Leading driveline and chassis company ZF Friedrichshafen AG has posted record sales of about €17.4 billion for 2012 - up 12 percent compared with 2011 (€15.5 billion). Operating profit was down 19 percent to € 687 million from € 850 million.

Dr. Stefan Sommer, ZF's chief executive officer said: "We will continue to grow in 2013 but less dynamically than in previous years. We will focus more on the quality of the result."

"We achieved particularly dynamic growth in North America just like in 2011 - which rose by more than 40 percent in 2012," said Sommer. “In contrast to 2011, there were regions hit by sales losses alongside other regions that achieved significant gains in 2012."

Asia-Pacific grew by 21 percent and Western Europe by six percent while figures in Eastern Europe dropped slightly by one percent and declined even more sharply (by 14 percent) in South America due to the market situation.

The product segments developed differently. Growth in the premium passenger car segment was offset by a stagnating, in some cases downward, trend in the volume passenger car segment. The commercial vehicle market recorded a general decline; the development of the industrial technology market varied widely within the different industries.

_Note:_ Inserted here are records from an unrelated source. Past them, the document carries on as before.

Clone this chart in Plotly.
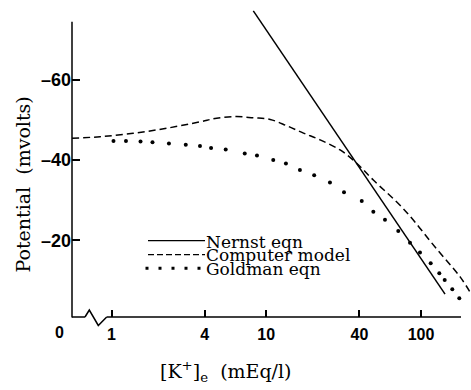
import plotly.graph_objects as go

# ---- data (K+ in mEq/l, potential in mV) ----
nernst_k = [8.25, 143.0]
nernst_mv = [-77.1, -6.6]

model_k = [0.556, 0.843, 1.38, 2.27, 3.73, 4.78, 6.38, 8.25, 10.6, 13.6, 17.4,
           22.3, 30.0, 38.4, 49.2, 76.8, 126.0, 179.0, 213.0]
model_mv = [-45.4, -45.8, -46.65, -47.9, -49.5, -50.4, -50.8, -50.5, -50.1, -48.5,
            -46.7, -45.0, -42.5, -39.2, -35.0, -27.9, -17.9, -10.9, -6.4]

goldman_k = [1.03, 1.24, 1.54, 1.84, 2.35, 3.02, 3.73, 4.40, 5.47, 7.26, 8.71,
             11.1, 13.4, 16.5, 20.4, 25.8, 31.8, 41.4, 49.2, 58.5, 71.3, 84.9,
             98.5, 115.5, 131.3, 142.3, 159.3, 176.8]
goldman_mv = [-44.7, -44.7, -44.6, -44.4, -44.1, -43.8, -43.5, -43.0, -42.6, -41.6,
              -41.1, -40.0, -39.1, -37.5, -36.2, -34.4, -32.0, -29.8, -27.1, -25.1,
              -22.3, -19.4, -17.0, -14.3, -11.8, -10.1, -7.8, -5.6]

x_tickvals = [1, 4, 10, 40, 100]
x_ticktext = ["1", "4", "10", "40", "100"]
y_tickvals = [-60, -40, -20]
y_ticktext = ["\u201360", "\u201340", "\u201320"]

series_names = ["Nernst eqn", "Computer model", "Goldman eqn"]

# ---- layout geometry (pixels) ----
W, H = 471, 390
ML, MR, MT, MB = 72, 0, 0, 73
PW, PH = W - ML - MR, H - MT - MB


def xp(px):
    return (px - ML) / PW


def yp(py):
    return (H - MB - py) / PH


fig = go.Figure()
fig.add_trace(go.Scatter(x=nernst_k, y=nernst_mv, mode="lines",
                         line=dict(color="black", width=1.5), name=series_names[0]))
fig.add_trace(go.Scatter(x=model_k, y=model_mv, mode="lines",
                         line=dict(color="black", width=1.5, dash="7px,4px", shape="spline"),
                         name=series_names[1]))
fig.add_trace(go.Scatter(x=goldman_k, y=goldman_mv, mode="markers",
                         marker=dict(color="black", size=4), name=series_names[2]))

xtickfont = dict(family="Liberation Sans", size=16, color="black", weight="bold")
ytickfont = dict(family="Liberation Sans", size=18, color="black", weight="bold")
serif = "DejaVu Serif"

fig.update_layout(
    width=W, height=H,
    margin=dict(l=ML, r=MR, t=MT, b=MB, pad=0),
    paper_bgcolor="white", plot_bgcolor="white",
    showlegend=False,
    xaxis=dict(type="log", range=[-0.25525, 2.3231], showgrid=False, zeroline=False,
               showline=False, ticks="inside", ticklen=7, tickwidth=1.5, tickcolor="black",
               tickvals=x_tickvals, ticktext=x_ticktext, tickfont=xtickfont,
               ticklabelstandoff=6),
    yaxis=dict(range=[-0.921, -79.825], showgrid=False, zeroline=False,
               showline=False, ticks="inside", ticklen=8, tickwidth=1.5, tickcolor="black",
               tickvals=y_tickvals, ticktext=y_ticktext, tickfont=ytickfont,
               ticklabelstandoff=0),
)

axis_line = dict(color="black", width=1.5)
shapes = [
    # y axis line
    dict(type="line", xref="paper", yref="paper", x0=0, x1=0, y0=yp(317.5), y1=yp(21.7),
         line=axis_line, layer="above"),
    # x axis line with break
    dict(type="line", xref="paper", yref="paper", x0=0, x1=xp(85), y0=0, y1=0,
         line=axis_line, layer="above"),
    dict(type="path", xref="paper", yref="paper",
         path=f"M{xp(85)},{yp(317)} L{xp(89.3)},{yp(310)} L{xp(98.3)},{yp(325.5)} L{xp(106.7)},{yp(317)}",
         line=axis_line, layer="above"),
    dict(type="line", xref="paper", yref="paper", x0=xp(106.7), x1=xp(461), y0=0, y1=0,
         line=axis_line, layer="above"),
    # legend samples
    dict(type="line", xref="paper", yref="paper", x0=xp(148), x1=xp(205),
         y0=yp(240.7), y1=yp(240.7), line=dict(color="black", width=1.3)),
    dict(type="line", xref="paper", yref="paper", x0=xp(148), x1=xp(205),
         y0=yp(254.7), y1=yp(254.7), line=dict(color="black", width=1.3, dash="6px,3px")),
    dict(type="line", xref="paper", yref="paper", x0=xp(145.5), x1=xp(201),
         y0=yp(268.3), y1=yp(268.3), line=dict(color="black", width=3, dash="3px,10px")),
]
fig.update_layout(shapes=shapes)

ann = []
ann.append(dict(text="0", x=xp(59), y=yp(333), xref="paper", yref="paper",
                showarrow=False, xanchor="center", yanchor="middle", font=xtickfont))
ann.append(dict(text="Potential  (mvolts)", x=xp(23), y=yp(184.5), xref="paper", yref="paper",
                showarrow=False, textangle=-90, xanchor="center", yanchor="middle",
                font=dict(family=serif, size=19, color="black")))
ann.append(dict(text="[K<sup>+</sup>]<sub>e</sub>  (mEq/l)", x=xp(226), y=yp(371),
                xref="paper", yref="paper", showarrow=False, xanchor="center",
                yanchor="middle", font=dict(family=serif, size=19, color="black")))
for name, py in zip(series_names, [241.5, 255.2, 268.8]):
    ann.append(dict(text=name, x=xp(205), y=yp(py), xref="paper", yref="paper",
                    showarrow=False, xanchor="left", yanchor="middle",
                    font=dict(family=serif, size=17, color="black"),
                    borderpad=0))
fig.update_layout(annotations=ann)

fig.write_html("out.html")
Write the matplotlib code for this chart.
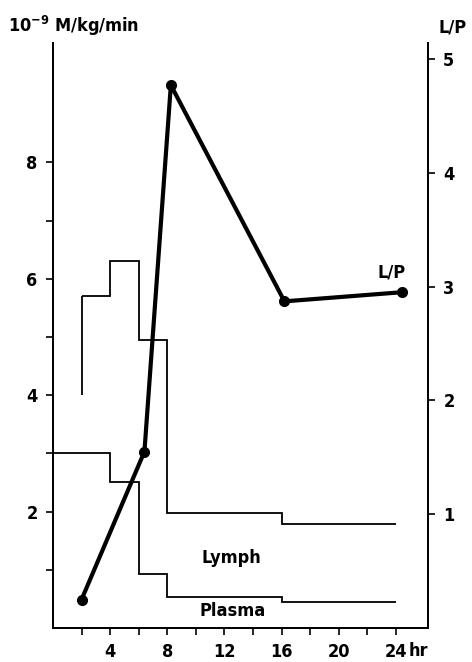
import numpy as np
import matplotlib
matplotlib.use("Agg")
import matplotlib.pyplot as plt

plt.rcParams['font.family'] = ['DejaVu Sans']
plt.rcParams['font.stretch'] = 'condensed'
plt.rcParams['font.weight'] = 'bold'
plt.rcParams['mathtext.default'] = 'regular'

# -------------------------------------------------------
# data
# -------------------------------------------------------
plasma_edges = [0, 4, 6, 8, 16, 24]
plasma_vals = [3.0, 2.5, 0.93, 0.54, 0.44]

lymph_edges = [2, 4, 6, 8, 16, 24]
lymph_vals = [5.7, 6.3, 4.95, 1.97, 1.79]
lymph_start = 4.0

lp_hours = [2.0, 6.4, 8.25, 16.2, 24.4]
lp_ratio = [0.25, 1.55, 4.77, 2.87, 2.95]

x_major = [4, 8, 12, 16, 20, 24]
x_minor = [2, 6, 10, 14, 18, 22]
left_major = [2, 4, 6, 8]
left_minor = [1, 3, 5, 7]
right_major = [1, 2, 3, 4, 5]

# -------------------------------------------------------
# figure
# -------------------------------------------------------
fig = plt.figure(figsize=(4.72, 6.62), dpi=100)
ax = fig.add_axes([53/472, 34/662, 375/472, 585/662])
ax2 = ax.twinx()

lw_step = 1.3
ax.stairs(plasma_vals, plasma_edges, baseline=None, color='black', lw=lw_step)
ax.stairs(lymph_vals, lymph_edges, baseline=None, color='black', lw=lw_step)
ax.vlines(lymph_edges[0], lymph_start, lymph_vals[0], color='black', lw=lw_step)

ax2.plot(lp_hours, lp_ratio, color='black', lw=3.0, marker='o', ms=7)

ax.set_xlim(0, 26.25)
ax.set_ylim(0, 10.05)
ax2.set_ylim(0, 5.14)

ax.set_xticks(x_major)
ax.set_xticklabels([str(v) for v in x_major])
ax.set_xticks(x_minor, minor=True)
ax.set_yticks(left_major)
ax.set_yticks(left_minor, minor=True)
ax2.set_yticks(right_major)

for a in (ax, ax2):
    a.spines['top'].set_visible(False)
    for s in a.spines.values():
        s.set_linewidth(1.3)
    a.tick_params(which='both', direction='out', length=5, width=1.2,
                  labelsize=13, pad=6)

ax.text(12.5, 1.2, "Lymph", fontsize=13, ha='center', va='center')
ax.text(12.6, 0.3, "Plasma", fontsize=13, ha='center', va='center')
ax.text(23.7, 6.1, "L/P", fontsize=13, ha='center', va='center')
ax.annotate("hr", xy=(24, 0), xycoords=('data', 'axes fraction'),
            xytext=(9, -10), textcoords='offset points',
            ha='left', va='top', fontsize=13)

fig.text(8/472, 1 - 26/662, r"$10^{-9}$ M/kg/min", fontsize=13,
         ha='left', va='center')
fig.text(453/472, 1 - 27/662, "L/P", fontsize=13, ha='center', va='center')

fig.savefig("out.png", dpi=100)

Dr. Konstantin Sauer, a corporate finance board member considered the operating profit of €687 million as "not satisfactory" with the return on sales fallen to four percent. "Besides considerable advance payments for higher production capacities, demand-driven under utilisation or over utilisation at some plants caused high extra costs," said Sauer. "The financial restructuring of the die-casting technology activities acquired in 2011 and the difficult market situation in the wind power business also had an effect on these results."

For the current year ZF expects a stabilisation particularly in the first half of the year, with only moderate growth rates. "In a rather weak economic environment, we will develop more strongly than the market and expect a plus in sales of approximately ten percent or around €1.5 billion," said Sommer. "Our overseas markets will be unable to fully offset the weak market development in Europe and in the wind energy sector."